On March 29, U.S. District Judge Vince Chhabria granted preliminary approval to what is billed as the largest data privacy class action settlement in U.S. history. He appointed attorneys Derek W. Loeser, of the firm of Keller Rohrback LLP, of Seattle, and Lesley E. Weaver, of the Bleichmar Fonti & Auld firm, of Oakland, as class counsel.

In a motion filed June 21, the firms said they spent almost 150,000 hours on the case “over nearly five years of intense litigation” and incurred more than $4.1 million in expenses. In arguing the reasonableness of a 25% award, the firms submitted analysis showing the average fee award for large privacy settlements is 22% and that, outside of securities law, more than half of settlements between $500 million and $1 billion have hard awards greater than 25%.

The class actions, filed in various locales, were consolidated by the federal courts and transferred to Judge Chhabria in the Northern District of California. The lawsuits, filed in the wake of the 2016 U.S. presidential election, asserted Facebook’s policies allowed third-party app operators — notably data mining firm Cambridge Analytica — to collect and exploit user information to target users with posts and ads. Cambridge was particularly accused of using data mining practices to aid the 2016 campaign of former President Donald Trump.

The lawsuits claimed Facebook, now known as Meta, violated its contract with users by allegedly allowing third parties to obtain and use their data; that Facebook’s actions allegedly violated the federal Video Privacy Protection Act and the Stored Communications Act; and that Facebook was negligent and committed various personal privacy torts by allowing for “public disclosure of private facts,” including violations of the right to privacy under the California state constitution, among others.

“Between December 2021 and August 2022, class counsel deposed 47 individuals and conducted more than 306 hours of depositions on 54 days, resulting in more than 13,250 pages of testimony, and marked more than 700 exhibits,” according to the motion. “This included 34 fact depositions of current and former Facebook employees … Depositions of Mark Zuckerberg, Sheryl Sandberg and current COO Javier Olivan were a few weeks away when the parties notified the Court of their settlement in principle.”

Eight named plaintiffs are in line for $15,000 service awards. The lawyers said these plaintiffs “invested over 100 hours of time each to respond to 100 interrogatories and dozens of requests for admission and requests for production from Facebook, and sat for 49 hours of often invasive deposition testimony.”

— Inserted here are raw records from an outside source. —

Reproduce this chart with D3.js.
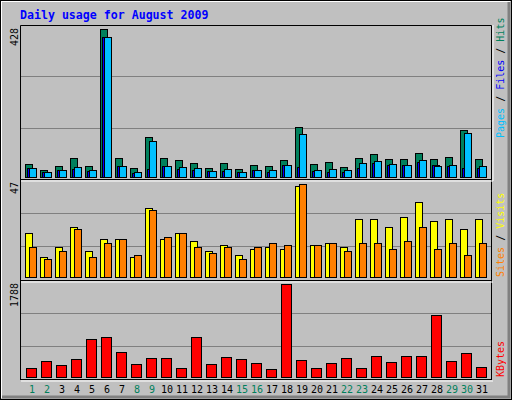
<!DOCTYPE html>
<html><head><meta charset="utf-8">
<script src="https://cdn.jsdelivr.net/npm/d3@7"></script>
<style>body{margin:0;background:#fff}svg{display:block}</style>
</head><body>
<svg width="512" height="400"></svg>
<script>
// daily values, August 2009
const days = d3.range(1, 32);
const weekend = [1, 2, 8, 9, 15, 16, 22, 23, 29, 30];
const hits  = [37,18,31,54,31,428,54,25,115,54,48,40,25,40,22,34,31,48,144,37,43,28,54,66,51,51,69,51,57,136,51];
const files = [25,14,19,28,19,406,31,14,104,31,28,25,16,22,14,19,19,34,124,19,22,19,40,45,37,34,48,31,34,127,31];
const pages = [25,14,19,22,16,406,31,10,22,31,22,20,16,16,12,19,14,34,27,16,14,14,25,40,34,34,43,34,31,25,25];
const visits = [22,10,15,25,13,19,19,10,35,19,22,18,13,16,11,14,15,14,46,16,17,15,29,29,25,30,38,28,29,24,29];
const sites  = [15,9,13,24,10,17,19,11,34,20,22,15,12,15,9,15,17,16,47,16,17,13,17,17,14,18,25,14,17,11,17];
const kbytes = [170,307,228,346,718,757,483,248,365,365,170,757,248,385,346,268,150,1788,326,170,268,365,170,405,287,405,405,1188,307,463,189];
const maxHits = 428, maxVisits = 47, maxKB = 1788;

const svg = d3.select('svg');
const mono = 'DejaVu Sans Mono';

// background + bevel
svg.append('rect').attr('width', 512).attr('height', 400).attr('fill', '#c0c0c0');
svg.append('path').attr('d', 'M1,398V1H510').attr('stroke', '#fff').attr('stroke-width', 2).attr('fill', 'none');
svg.append('path').attr('d', 'M2,397H509V2').attr('stroke', '#808080').attr('stroke-width', 3).attr('fill', 'none');
svg.append('rect').attr('x', 0.5).attr('y', 0.5).attr('width', 511).attr('height', 399).attr('stroke', '#000').attr('fill', 'none');

svg.append('text').attr('x', 20).attr('y', 19).text('Daily usage for August 2009')
  .attr('font-family', mono).attr('font-weight', 'bold').attr('font-size', 11.6).attr('fill', '#0000ff');

const x = d3.scaleLinear().domain([1, 31]).range([25, 475]);

const panels = [
  {top: 25, bottom: 179, y: d3.scaleLinear().domain([0, maxHits]).range([176.5, 29.3]), label: maxHits},
  {top: 179, bottom: 280, y: d3.scaleLinear().domain([0, maxVisits]).range([276.5, 184]), label: maxVisits},
  {top: 280, bottom: 379, y: d3.scaleLinear().domain([0, maxKB]).range([376.5, 284]), label: maxKB}
];

panels.forEach(p => {
  const h = p.bottom - p.top;
  [1, 2].forEach(i => svg.append('line').attr('x1', 21).attr('x2', 491)
    .attr('y1', Math.round(p.top + h * i / 3) + 0.5).attr('y2', Math.round(p.top + h * i / 3) + 0.5)
    .attr('stroke', '#808080'));
  svg.append('text').attr('transform', `translate(18,${p.top + 3}) rotate(-90)`)
    .attr('text-anchor', 'end').attr('font-family', mono).attr('font-size', 10).text(p.label);
});
// panel frames
svg.append('path').attr('d', 'M20.5,380V25.5H491.5V380M20,179.5H492M20,280.5H492M20,379.5H492')
  .attr('stroke', '#000').attr('fill', 'none');
svg.append('path').attr('d', 'M21,181H493V25M21,282H493M21,381H493')
  .attr('stroke', '#fff').attr('fill', 'none').attr('stroke-width', 1);

function bars(vals, y, dx, w, color) {
  svg.append('g').selectAll('rect').data(vals).join('rect')
    .attr('x', (d, i) => x(days[i]) + dx + 0.5)
    .attr('y', d => Math.round(y(d)) + 0.5)
    .attr('width', w)
    .attr('height', d => Math.round(y(0)) - Math.round(y(d)))
    .attr('fill', color).attr('stroke', '#000');
}
bars(hits, panels[0].y, 0, 7, '#00805c');
bars(pages, panels[0].y, 2, 7, '#0000ff');
bars(files, panels[0].y, 4, 7, '#00c0ff');
bars(visits, panels[1].y, 0, 7, '#ffff00');
bars(sites, panels[1].y, 4, 7, '#ff8000');
bars(kbytes, panels[2].y, 1, 10, '#ff0000');

// day labels
svg.append('g').selectAll('text').data(days).join('text')
  .attr('x', d => x(d) + 7).attr('y', 393).attr('text-anchor', 'middle')
  .attr('font-family', mono).attr('font-size', 10)
  .attr('fill', d => weekend.includes(d) ? '#00805c' : '#000').text(d => d);

// right legends
function legend(yStart, parts) {
  const t = svg.append('text').attr('transform', `translate(504,${yStart}) rotate(-90)`)
    .attr('font-family', mono).attr('font-size', 10);
  parts.forEach(([s, c]) => t.append('tspan').attr('fill', c).text(s));
}
legend(138, [['Pages', '#00c0ff'], [' / ', '#000'], ['Files', '#0000ff'], [' / ', '#000'], ['Hits', '#00805c']]);
legend(277, [['Sites', '#ff8000'], [' / ', '#000'], ['Visits', '#ffff00']]);
legend(377, [['KBytes', '#ff0000']]);
</script>
</body></html>
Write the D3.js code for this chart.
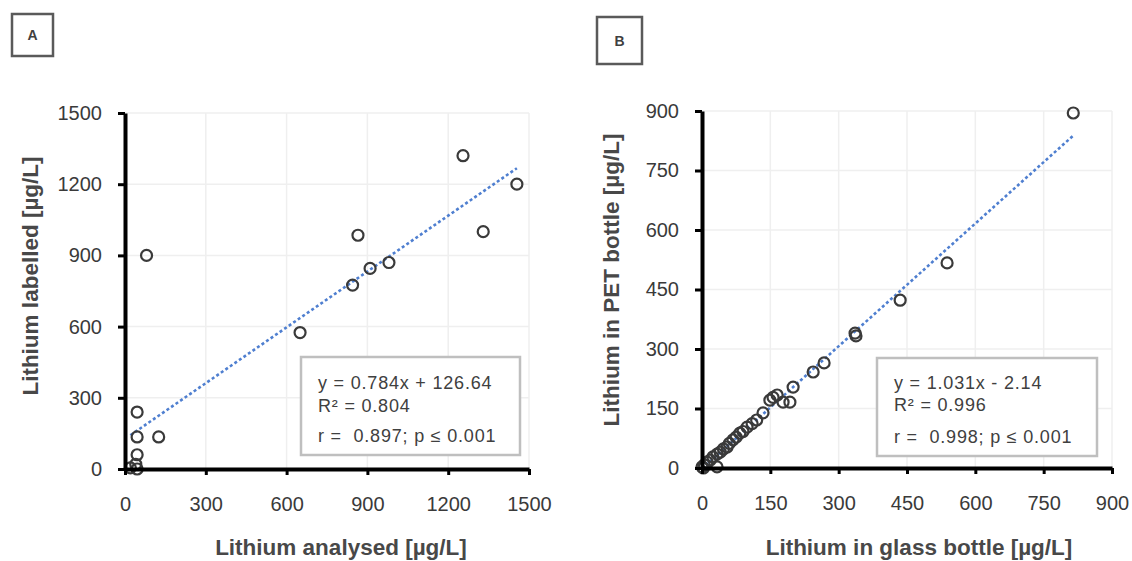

It is not known how much money individual Facebook users may expect from the deal. But based on past history, the amount likely may not exceed $10 per person. In the motion for settlement, the plaintiffs estimated the deal could cover as many as 250 million to 280 million people in the U.S., including everyone who was a Facebook user in the U.S. from May 2007 to December 2022. To receive a cut of the funds, Facebook users will need to submit a valid claim for review.

The attorneys’ formal request for 25% of the total settlement pool and the $4.1 million in expenses allows a subtraction of more than $1 million because Facebook’s attorneys — from the firm of Gibson Dunn & Crutcher — have already paid sanctions and expenses for allegedly engaging in practices the court determined improperly prolonged the proceedings.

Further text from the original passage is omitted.